Lebih lanjut, ia menyebut bahwa usia tersebut adalah masa golden age untuk mengeksplorasi kemampuan dan minat anak. Prof. Nurul menyoroti bahwa eksplorasi ini penting untuk membangun kemandirian dan minat sesuai bakat mereka hingga beranjak remaja.
Prof. Nurul menyatakan bahwa belum ada kepastian apakah tradisi ini menghambat anak-anak dalam menjalin hubungan sosial di sekolah. Yang mana, anak-anak belajar berkolaborasi dengan teman sebaya, baik laki-laki maupun perempuan.
Pertimbangan Psikologis
Secara psikologis, Prof. Nurul menyatakan bahwa remaja mulai mempertimbangkan intimate relationship sejak menginjak usia remaja. Merujuk pada UU Pernikahan, Prof Nurul menyebutkan bahwa kematangan psikologis individu mulai terbentuk ketika memasuki usia dua puluhan.

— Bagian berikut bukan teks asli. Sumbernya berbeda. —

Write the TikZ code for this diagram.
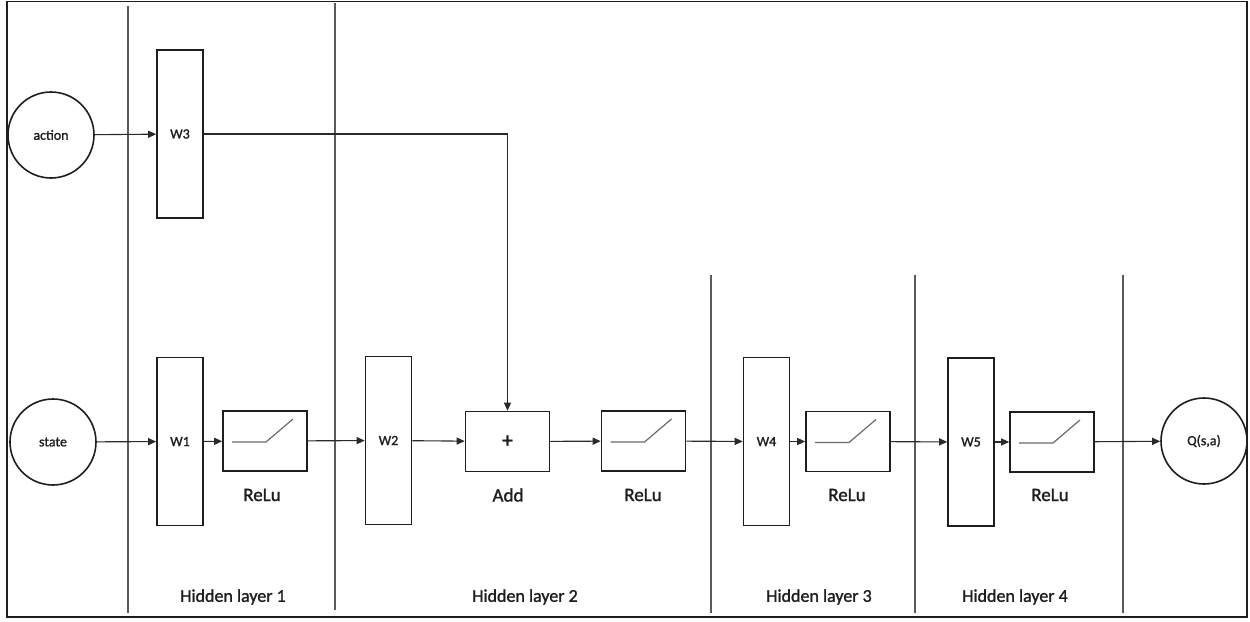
\documentclass[tikz,border=0pt]{standalone}
\usepackage{fontspec}
\setmainfont{Carlito}[BoldFont=Carlito,BoldFeatures={FakeBold=1.3}]
\usetikzlibrary{arrows.meta,calc}
\definecolor{ink}{HTML}{1E1E1E}
\definecolor{wire}{HTML}{2A2A2A}
\definecolor{divider}{HTML}{5A5A5A}
\definecolor{curve}{HTML}{6A6A6A}
\tikzset{
  io/.style={circle,draw=ink,line width=1.6pt,minimum size=86pt,inner sep=0pt,font=\bfseries\fontsize{14}{16}\selectfont,text=ink},
  weight/.style={rectangle,draw=ink,line width=1.6pt,minimum width=46pt,minimum height=168pt,inner sep=0pt,font=\bfseries\fontsize{14}{16}\selectfont,text=ink},
  opbox/.style={rectangle,draw=ink,line width=1.6pt,minimum width=84pt,minimum height=60pt,inner sep=0pt,font=\bfseries\fontsize{22}{24}\selectfont,text=ink},
  caption/.style={font=\bfseries\fontsize{19}{22}\selectfont,text=ink},
  layername/.style={font=\bfseries\fontsize{18}{21}\selectfont,text=ink},
  link/.style={draw=wire,line width=1.1pt,-{Triangle[length=8pt,width=7pt]}},
  sep/.style={draw=divider,line width=1.2pt},
  relucurve/.style={draw=curve,line width=1.2pt}
}
\begin{document}
\begin{tikzpicture}[x=1pt,y=-1pt]
  \useasboundingbox (0,0) rectangle (1250,621);
  % outer frame
  \draw[draw=ink,line width=1.6pt] (7,1.5) rectangle (1247,617);

  % layer dividers
  \coordinate (d1t) at (128,6);   \coordinate (d1b) at (128,613);
  \coordinate (d2t) at (335,3);   \coordinate (d2b) at (335,610);
  \coordinate (d3t) at (711,275); \coordinate (d3b) at (711,613);
  \coordinate (d4t) at (915,275); \coordinate (d4b) at (915,613);
  \coordinate (d5t) at (1123,275);\coordinate (d5b) at (1123,613);
  \foreach \d in {d1,d2,d3,d4,d5} \draw[sep] (\d t) -- (\d b);

  % inputs and output
  \node[io] (action) at (51,135) {action};
  \node[io] (state) at (53,442) {state};
  \node[io] (q) at (1204,441) {Q(s,a)};

  % weight layers
  \node[weight] (w3) at (180,134) {W3};
  \node[weight] (w1) at (180,441.5) {W1};
  \node[weight] (w2) at (388.5,440.5) {W2};
  \node[weight] (w4) at (766.5,441.5) {W4};
  \node[weight] (w5) at (971,442) {W5};

  % operations
  \node[opbox] (r1) at (265,441) {};
  \node[opbox] (add) at (507.5,441.5) {+};
  \node[opbox] (r2) at (643.5,441) {};
  \node[opbox] (r3) at (848,441.5) {};
  \node[opbox] (r4) at (1052,442) {};

  % rectifier glyphs
  \foreach \r in {r1,r2,r3,r4}
    \draw[relucurve] ($(\r.center)+(-33,1)$) -- ($(\r.center)+(1,1)$) -- ($(\r.center)+(28,-22)$);

  % operation captions
  \node[caption] (c1) at (262,495) {ReLu};
  \node[caption] (cadd) at (508,495) {Add};
  \node[caption] (c2) at (643,495) {ReLu};
  \node[caption] (c3) at (847,495) {ReLu};
  \node[caption] (c4) at (1050,495) {ReLu};

  % layer names
  \node[layername] (h1) at (233,597) {Hidden layer 1};
  \node[layername] (h2) at (525,597) {Hidden layer 2};
  \node[layername] (h3) at (819,597) {Hidden layer 3};
  \node[layername] (h4) at (1015,597) {Hidden layer 4};

  % data flow
  \draw[link] (action) -- (w3);
  \draw[link] (w3.east) -| (add.north);
  \draw[link] (state) -- (w1);
  \draw[link] (w1) -- (r1);
  \draw[link] (r1) -- (w2);
  \draw[link] (w2) -- (add);
  \draw[link] (add) -- (r2);
  \draw[link] (r2) -- (w4);
  \draw[link] (w4) -- (r3);
  \draw[link] (r3) -- (w5);
  \draw[link] (w5) -- (r4);
  \draw[link] (r4) -- (q);
\end{tikzpicture}
\end{document}
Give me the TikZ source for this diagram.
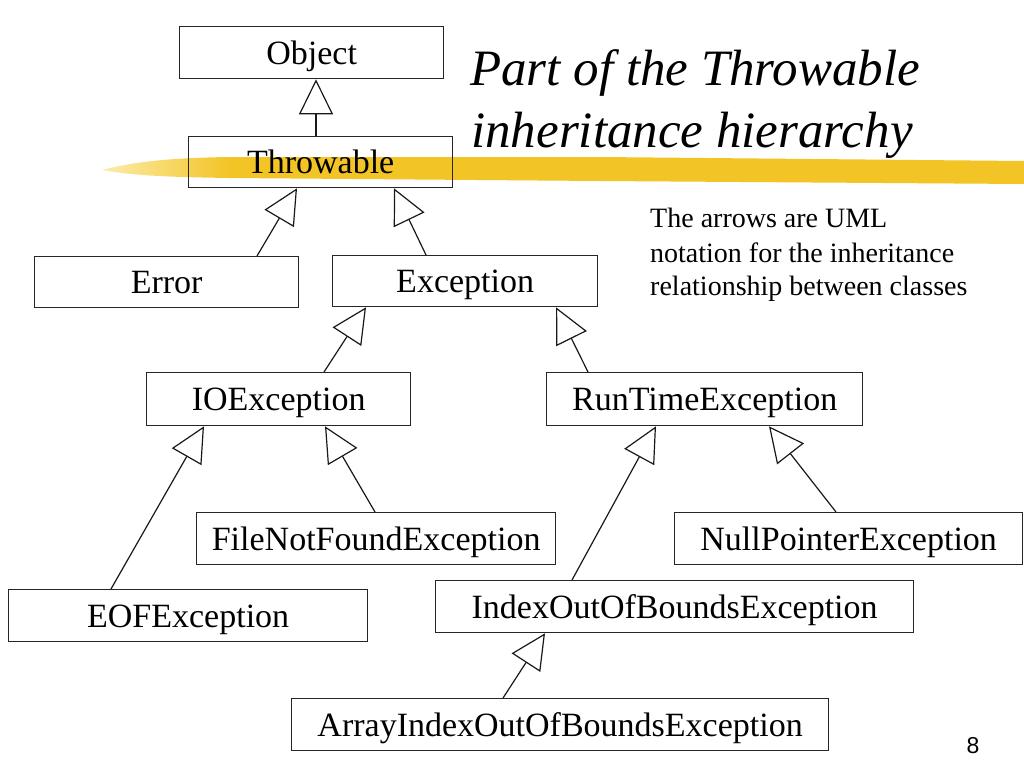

Ia menjelaskan, dari segi perkembangan psikologis, seseorang mulai berpikir untuk membangun hubungan komitmen saat memasuki usia dewasa awal. Bahkan dalam Undang-Undang Pernikahan menyebutkan bahwa usia 19 tahun baru boleh menikah.
“Padahal individu baru memahami edukasi secara psikologis sekitar usia 20 tahun ke atas,” paparnya.
Prof. Nurul juga meninjau bahwa tradisi itu juga dapat memengaruhi kesehatan mental anak. Namun, belum ada kepastian seberapa jauh pengaruh tradisi ini terhadap kesehatan mental anak. Selain itu, ia menuturkan bahwa terdapat peran faktor lainnya, seperti proses pembelajaran sosial, kesehatan mental dan fisik.
Prof Nurul menilai orang tua dan budaya tidak dapat disalahkan secara langsung. Sebaliknya, komunitas dan tokoh masyarakat berperan penting dalam memberikan edukasi dan pengaruh positif terhadap tradisi ini. Ia menyebut, ada perjalanan panjang dan pertimbangan-pertimbangan yang akan berubah seiring dengan edukasi yang baik dan literasi yang positif.
“Selain itu, pendidikan dan literasi yang konstruktif lebih penting daripada sekedar menyalahkan,” ungkapnya.
Lebih lanjut, Prof Nurul merekomendasikan pendekatan edukasi melalui lingkungan dan pola asuh yang konstruktif bagi perkembangan anak-anak. Misalnya, stimulasi dan perlakuan dari lingkungan akan berdampak pada perilaku anak.
“Apapun treatment pola asuh orang tua diharapkan dapat memberikan support positif untuk perkembangan anak,” tuturnya.